Fota Frameyard Blog

Gardening, Nature and Heritage from Fota House

Laying out the gardens at Fota


A new exhibition has opened in the Victorian Working Garden at Fota House, on the life of William Beswick, Head Gardener, 1901-1915. Gathering information for the exhibition has been a fascinating journey and Catherine and I have enjoyed every minute of the research.  We have discovered some very interesting and relevant information that we thought we would share with you to compliment the opening of this exhibition.

Shortly after James Hugh Smith Barry inherited Marbury Hall in 1841, he consulted the leading landscape gardener of the time William Andrew Nesfield to re-design the gardens surrounding Marbury Hall, in Cheshire.  Nesfield recommended his brother-in-law Anthony Salvin for the remodeling of the house.

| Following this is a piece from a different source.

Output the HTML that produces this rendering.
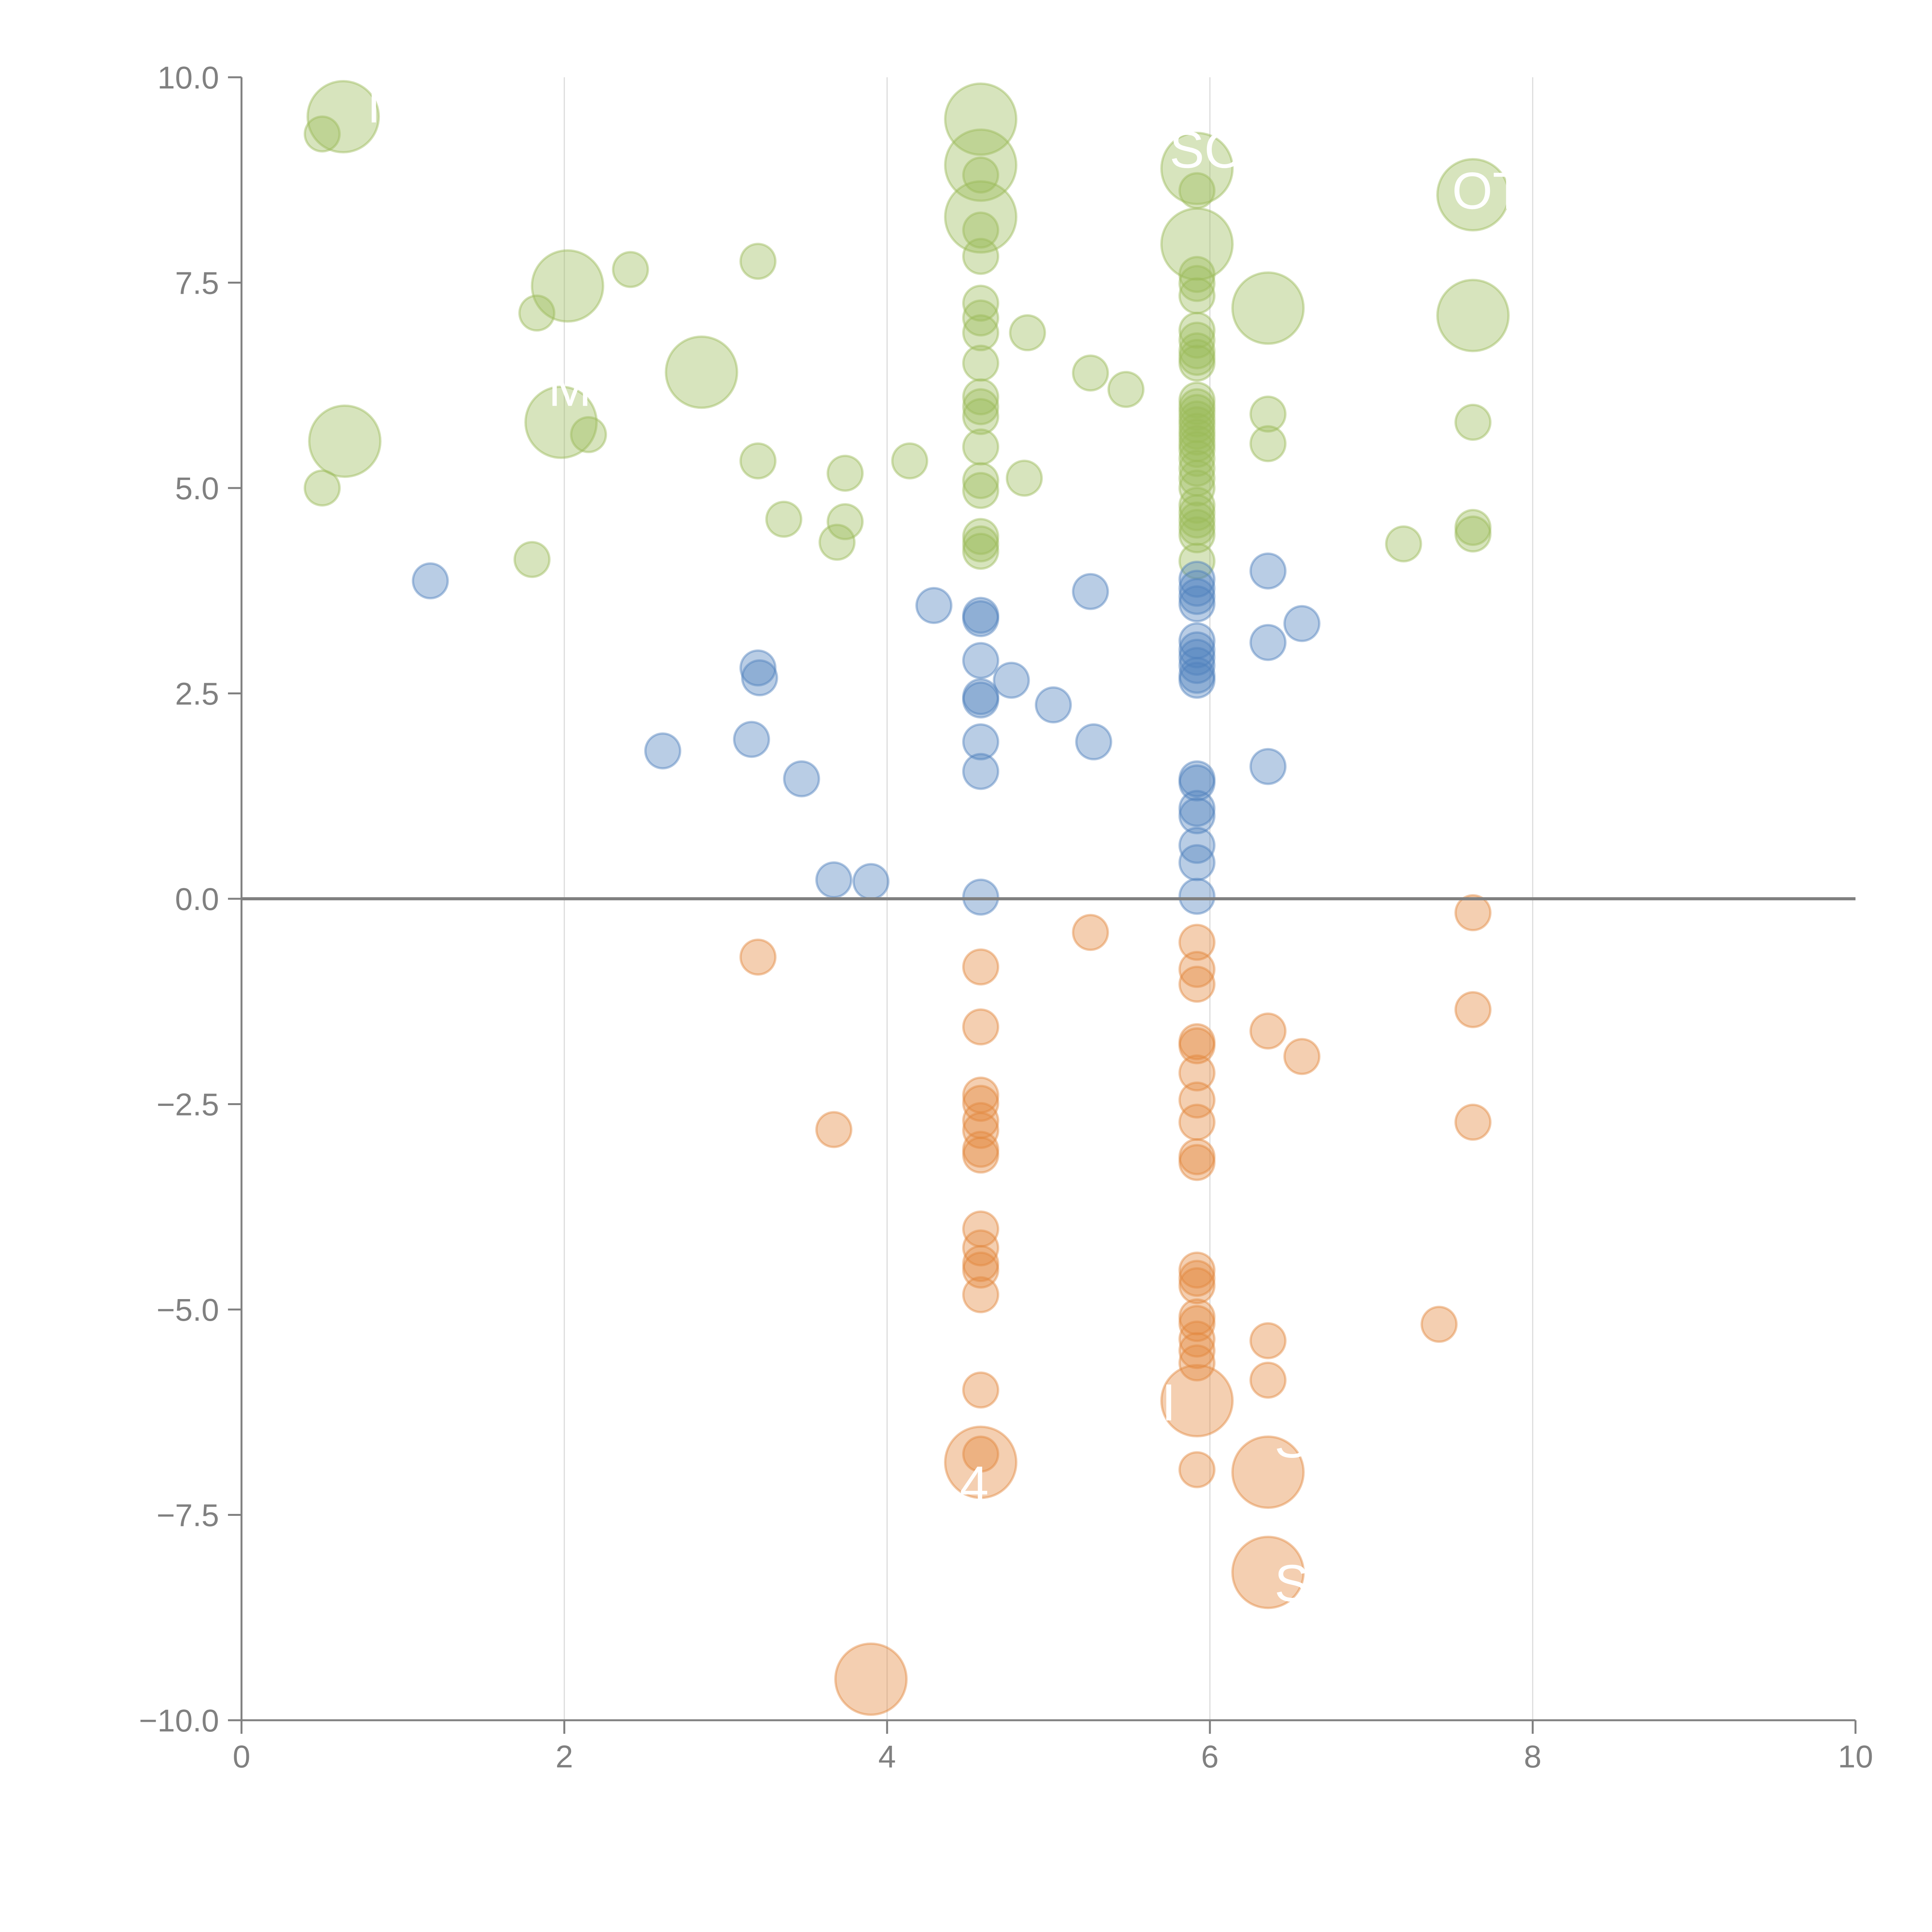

Layout of the gardens at Marbury Hall, Cheshire

The gardens at Marbury Hall included Nesfield’s typical parterre, a rose garden with clipped yew hedges, lime avenues, banks of rhododendrons and an arboretum. 

Does this sound familiar?

Yes, William Nesfield also designed the grounds of Fota House and around 1841 began to create the terraces and gardens more or less as they are today.

Fota House Parterre 1

Parterre at Fota House, later turned into a lawn by Dorothy Bell

William Andrews Nesfield was born in 1793 at Chester-le-Street, Co Durham and died in 1881.  He was educated at Durham school after which, he joined the army and fought under Wellington in Spain and at the Battle of Waterloo, as well as serving for two years in Canada before retiring in 1816.  He then took up a career in watercolour painting and earned the respect of John Ruskin.  While still exhibiting at the Old Water Colour Society, he began to work as a professional landscape architect, with the encouragement of his architect brother-in-law Anthony Salvin who was married to William Nesfield’s younger sister.

William Nesfield is now acknowledged as the leading British garden designer of the mid-nineteenth century and some of his works that we all might be familiar with are the formal Avenue Gardens in Regent’s Park, London.


William Nesfield water-colour of the garden he designed at Castle Howard, 1852

The parterre at Castle Howard in Yorkshire and in 1844 William Nesfield was asked to redesign the grounds and arboretum at Kew Gardens in London.

Incidentally his brother-in-law Anthony Salvin gained a reputation in Britain as an expert on medieval buildings and applied this expertise to designing new buildings and his restorations of old castles and churches.


Royal Cork Yacht Club, Cobh, Co. Cork

The Royal Cork Yacht Club building in Cobh (now the Sirius Centre) is the only major work attributed to him in Ireland.

Sally, Fota Volunteer

The Head Gardener – An exhibition on the life of William Beswick and his family, Head Gardener at Fota House 1901-1915, is on at the Bothy in the Victorian Working Garden at Fota House and Gardens, Cork. Open: Mon-Fri 10 am to 3 pm. Closed Sat. Sunday 1-4 pm. Running until the end of September. Entry Free. All Welcome. Some materials relating to the exhibition are on display at Fota House, including a rare, beautifully illustrated, 1930 Lily Catalogue from the Yokohama Nursery Company, Japan. 




Author: fotaframeyardblog

We are volunteers at the Victorian Working Garden at Fota House in County Cork, Ireland.

2 thoughts on “Laying out the gardens at Fota

  1. This sounds very interesting. I’ve a half chance of visiting on Thursday next and hope to be able to do so. Good article!